Laura absolutely flourished on the well bolted, fingery technical climbs, which is to say all of them. Before this trip she had redpointed a handful of 11b's, at Ten Sleep she onsighted many 11b's and 11c's and flashed an 11d! Chas did really well too, onsighting his first 11b, and flashing his first 11c! I know what you all must be thinking, this place sounds soft. But I don't think so, I found the grades to be pretty spot on and a lot more consistent than many other crags, but the style definitely favors climbers who are good on small holds and have good footwork. As for me, I managed to onsight or flash everything I tried 12a and below including 5 12a's onsights, but failed on 3 different 12b onsight attempts. My closest was Happiness in Slavery where I was staring down the chains, and could have grabbed them with my teeth, but I was too pumped to hold on and screamed like a girl as I took the whipper. I did manage a 12c/d (more like a c) 2nd go, but got shut down on a 12d, the harder routes there definitely require a lot of work.

There are so many stories to tell about lightning storms, spiders down clothes, dubious climbing ethics, you'll just have to ask me in person, but for now I'll just leave you with these photos and videos. I'll definitely be back next summer, I want to go for a month, get on more hard climbs, and bring a big Oly crew with me. So Olympia climbers, put it in your calenders. This is THE perfect pocket pulling paradise for mid 5.10 to mid 5.13 climbers.
Just some of the rock in Ten Sleep Canyon, those cliffs are about 200ft tall.
On my first day I managed an onsight of this beautiful 12a on Slavery Wall.
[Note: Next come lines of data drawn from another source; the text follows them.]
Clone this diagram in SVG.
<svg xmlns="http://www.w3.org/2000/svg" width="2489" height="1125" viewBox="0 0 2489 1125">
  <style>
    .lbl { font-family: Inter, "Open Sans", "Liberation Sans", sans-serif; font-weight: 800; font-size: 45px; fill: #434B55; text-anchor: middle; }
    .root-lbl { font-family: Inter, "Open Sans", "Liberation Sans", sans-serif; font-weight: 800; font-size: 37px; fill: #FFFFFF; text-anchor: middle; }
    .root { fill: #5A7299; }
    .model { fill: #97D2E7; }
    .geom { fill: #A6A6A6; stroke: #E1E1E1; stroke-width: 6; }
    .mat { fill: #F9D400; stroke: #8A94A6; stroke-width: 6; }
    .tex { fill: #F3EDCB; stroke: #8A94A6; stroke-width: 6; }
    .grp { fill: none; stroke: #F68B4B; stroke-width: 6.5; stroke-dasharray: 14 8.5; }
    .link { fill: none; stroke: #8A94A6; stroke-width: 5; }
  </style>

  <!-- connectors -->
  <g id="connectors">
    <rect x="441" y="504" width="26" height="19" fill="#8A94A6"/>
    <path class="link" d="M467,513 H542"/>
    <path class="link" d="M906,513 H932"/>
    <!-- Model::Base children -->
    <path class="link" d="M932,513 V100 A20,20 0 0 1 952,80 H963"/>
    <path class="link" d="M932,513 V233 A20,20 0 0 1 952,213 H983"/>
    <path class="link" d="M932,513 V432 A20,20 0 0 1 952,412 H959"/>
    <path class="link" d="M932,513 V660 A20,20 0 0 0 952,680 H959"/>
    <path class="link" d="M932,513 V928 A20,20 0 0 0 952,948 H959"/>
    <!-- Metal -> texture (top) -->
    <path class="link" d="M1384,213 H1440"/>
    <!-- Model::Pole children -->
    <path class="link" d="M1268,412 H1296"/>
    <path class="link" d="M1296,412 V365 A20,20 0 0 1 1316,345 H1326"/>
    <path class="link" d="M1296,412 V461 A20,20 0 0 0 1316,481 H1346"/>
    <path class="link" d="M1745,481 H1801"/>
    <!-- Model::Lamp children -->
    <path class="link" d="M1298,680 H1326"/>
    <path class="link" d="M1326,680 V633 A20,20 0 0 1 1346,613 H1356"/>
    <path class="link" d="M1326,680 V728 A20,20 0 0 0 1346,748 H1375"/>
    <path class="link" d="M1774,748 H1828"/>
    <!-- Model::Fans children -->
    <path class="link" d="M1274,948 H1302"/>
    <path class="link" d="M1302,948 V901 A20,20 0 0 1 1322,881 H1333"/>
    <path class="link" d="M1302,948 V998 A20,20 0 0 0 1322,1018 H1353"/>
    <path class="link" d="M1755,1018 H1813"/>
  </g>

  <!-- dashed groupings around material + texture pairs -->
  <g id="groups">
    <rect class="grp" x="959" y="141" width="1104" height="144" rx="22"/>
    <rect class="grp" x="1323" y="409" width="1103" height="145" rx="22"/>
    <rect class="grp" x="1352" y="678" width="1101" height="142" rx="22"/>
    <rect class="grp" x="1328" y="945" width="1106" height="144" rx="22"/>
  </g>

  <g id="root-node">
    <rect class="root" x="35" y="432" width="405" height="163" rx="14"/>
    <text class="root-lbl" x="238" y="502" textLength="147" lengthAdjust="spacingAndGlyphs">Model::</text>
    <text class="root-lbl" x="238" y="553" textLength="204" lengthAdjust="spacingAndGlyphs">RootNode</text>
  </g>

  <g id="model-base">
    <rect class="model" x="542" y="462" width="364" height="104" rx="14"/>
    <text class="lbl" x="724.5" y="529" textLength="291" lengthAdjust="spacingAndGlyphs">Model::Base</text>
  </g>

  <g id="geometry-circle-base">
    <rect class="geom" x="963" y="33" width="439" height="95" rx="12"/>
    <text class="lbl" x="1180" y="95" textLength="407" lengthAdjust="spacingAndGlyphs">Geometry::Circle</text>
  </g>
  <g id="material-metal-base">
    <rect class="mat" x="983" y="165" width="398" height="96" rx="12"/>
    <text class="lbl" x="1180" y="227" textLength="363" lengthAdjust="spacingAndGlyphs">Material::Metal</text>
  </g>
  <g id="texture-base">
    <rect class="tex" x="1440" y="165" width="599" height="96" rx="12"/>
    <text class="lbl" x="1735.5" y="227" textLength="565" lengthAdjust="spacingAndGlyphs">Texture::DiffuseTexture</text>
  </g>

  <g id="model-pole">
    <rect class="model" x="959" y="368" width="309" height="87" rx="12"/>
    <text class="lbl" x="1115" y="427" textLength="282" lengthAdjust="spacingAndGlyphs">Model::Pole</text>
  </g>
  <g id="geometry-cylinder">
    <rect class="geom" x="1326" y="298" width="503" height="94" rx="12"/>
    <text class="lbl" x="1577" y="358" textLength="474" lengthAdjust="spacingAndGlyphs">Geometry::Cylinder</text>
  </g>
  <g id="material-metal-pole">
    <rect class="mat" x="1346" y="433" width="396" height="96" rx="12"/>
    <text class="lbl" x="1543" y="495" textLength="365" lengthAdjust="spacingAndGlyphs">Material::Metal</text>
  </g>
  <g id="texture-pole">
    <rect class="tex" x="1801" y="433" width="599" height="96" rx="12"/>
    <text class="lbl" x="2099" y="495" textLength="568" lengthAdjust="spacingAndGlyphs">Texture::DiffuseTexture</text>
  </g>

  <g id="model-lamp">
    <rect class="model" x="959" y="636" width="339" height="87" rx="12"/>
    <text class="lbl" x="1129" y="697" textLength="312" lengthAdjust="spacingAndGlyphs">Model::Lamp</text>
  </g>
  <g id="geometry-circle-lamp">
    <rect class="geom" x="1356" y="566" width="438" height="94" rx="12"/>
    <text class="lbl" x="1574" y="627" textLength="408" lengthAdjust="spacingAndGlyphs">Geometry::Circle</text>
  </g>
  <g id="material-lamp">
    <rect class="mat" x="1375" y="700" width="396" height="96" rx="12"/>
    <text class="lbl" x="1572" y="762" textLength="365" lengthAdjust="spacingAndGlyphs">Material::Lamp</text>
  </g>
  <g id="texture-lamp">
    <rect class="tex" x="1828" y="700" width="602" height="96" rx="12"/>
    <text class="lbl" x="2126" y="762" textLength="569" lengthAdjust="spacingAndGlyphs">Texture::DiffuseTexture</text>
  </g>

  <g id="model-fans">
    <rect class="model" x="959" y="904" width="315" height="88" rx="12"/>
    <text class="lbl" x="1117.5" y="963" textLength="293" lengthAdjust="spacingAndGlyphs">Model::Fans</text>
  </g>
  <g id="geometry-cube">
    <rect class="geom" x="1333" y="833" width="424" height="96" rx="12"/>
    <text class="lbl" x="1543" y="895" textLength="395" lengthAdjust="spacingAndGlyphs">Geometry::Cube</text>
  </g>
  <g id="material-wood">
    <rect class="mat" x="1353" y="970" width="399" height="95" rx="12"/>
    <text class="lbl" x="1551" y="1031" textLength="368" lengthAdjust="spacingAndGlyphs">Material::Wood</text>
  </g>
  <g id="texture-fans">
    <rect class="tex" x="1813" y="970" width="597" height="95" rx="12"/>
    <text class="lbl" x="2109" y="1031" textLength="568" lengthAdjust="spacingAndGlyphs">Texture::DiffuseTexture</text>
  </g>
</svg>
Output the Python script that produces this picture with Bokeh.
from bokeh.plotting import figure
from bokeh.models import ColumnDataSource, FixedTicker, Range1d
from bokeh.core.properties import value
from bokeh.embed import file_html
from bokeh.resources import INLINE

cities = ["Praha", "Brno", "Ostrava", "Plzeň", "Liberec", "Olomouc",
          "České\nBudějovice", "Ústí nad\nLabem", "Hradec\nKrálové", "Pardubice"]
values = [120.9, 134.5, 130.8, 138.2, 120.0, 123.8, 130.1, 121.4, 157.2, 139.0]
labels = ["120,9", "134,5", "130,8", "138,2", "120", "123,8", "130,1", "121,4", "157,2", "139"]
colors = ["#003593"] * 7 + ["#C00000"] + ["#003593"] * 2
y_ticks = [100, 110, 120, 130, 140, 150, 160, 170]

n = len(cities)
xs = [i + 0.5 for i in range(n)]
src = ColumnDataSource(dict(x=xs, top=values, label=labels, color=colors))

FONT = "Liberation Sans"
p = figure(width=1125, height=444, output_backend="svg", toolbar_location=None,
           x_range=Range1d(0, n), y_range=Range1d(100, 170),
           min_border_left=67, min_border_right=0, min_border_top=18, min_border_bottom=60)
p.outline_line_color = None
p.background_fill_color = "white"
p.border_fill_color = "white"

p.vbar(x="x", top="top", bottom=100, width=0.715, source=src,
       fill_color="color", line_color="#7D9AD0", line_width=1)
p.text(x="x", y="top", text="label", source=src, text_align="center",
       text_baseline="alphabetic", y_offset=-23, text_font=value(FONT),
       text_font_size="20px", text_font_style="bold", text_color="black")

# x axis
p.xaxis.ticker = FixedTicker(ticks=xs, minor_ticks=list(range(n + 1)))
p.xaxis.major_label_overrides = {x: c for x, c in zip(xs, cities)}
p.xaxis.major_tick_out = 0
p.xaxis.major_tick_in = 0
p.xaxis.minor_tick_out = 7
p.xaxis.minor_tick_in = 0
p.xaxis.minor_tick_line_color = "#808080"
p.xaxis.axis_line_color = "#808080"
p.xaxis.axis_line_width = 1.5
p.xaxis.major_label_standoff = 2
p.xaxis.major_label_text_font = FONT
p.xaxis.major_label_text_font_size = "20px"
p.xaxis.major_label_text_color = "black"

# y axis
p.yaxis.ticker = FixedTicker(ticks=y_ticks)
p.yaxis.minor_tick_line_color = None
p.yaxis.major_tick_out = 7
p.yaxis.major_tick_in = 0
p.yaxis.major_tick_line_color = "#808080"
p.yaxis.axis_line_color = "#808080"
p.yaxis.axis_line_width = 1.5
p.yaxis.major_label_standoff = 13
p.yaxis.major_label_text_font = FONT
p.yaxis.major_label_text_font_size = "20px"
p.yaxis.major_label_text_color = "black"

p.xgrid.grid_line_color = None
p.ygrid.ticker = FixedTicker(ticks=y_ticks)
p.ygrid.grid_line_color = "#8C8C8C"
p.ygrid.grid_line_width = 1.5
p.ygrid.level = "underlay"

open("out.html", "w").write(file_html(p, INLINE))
Laura flashing B-1 Bomber Dude (11a) on our first day there.

The small holds and plentiful clip suit Laura's style.

Laura flashing the awesome steep 10d School's Out
The town of Ten Sleep, population 300 or so.

Chas and Laura enjoying Dirty Sally's Ice Creams, Laura's holding mine as well as hers.

A common sight driving through Wyoming. This is America!

Just up the road from Ten Sleep at 9500 ft elevation

Don't expect the local auto shops to have open open slots. Here Chas supervises as I rotate his tyres.

This is what I call a mono. You had to yard off this thing to get off the ground on a 10d.


Chas enjoying the view.

Laura flashing Save the Best for Last (11c). This is not a slab as it appears, but a steep wall.

Laura flashing an 11b/c on the Circus Wall, a great little wall.

Me trying to onsight a 12b, it felt a lot steeper than it looks.

Chas heading up Killer Karma a stout 11d roof climb.


Laura onsighting Vitamin K (11c).


This photo doesn't do it justice, but this climb Great White Buffalo 11b is amazing!

Laura flashing Circus in the Wind (11b), I took the video because I thought she was going to take a fall on the pumpy top, but I was sorely disapointed.



Me redpointing Napalm Death (12c). I don't normally wear a helmet, but I was a little worried about the swing if I fell, luckily I didn't.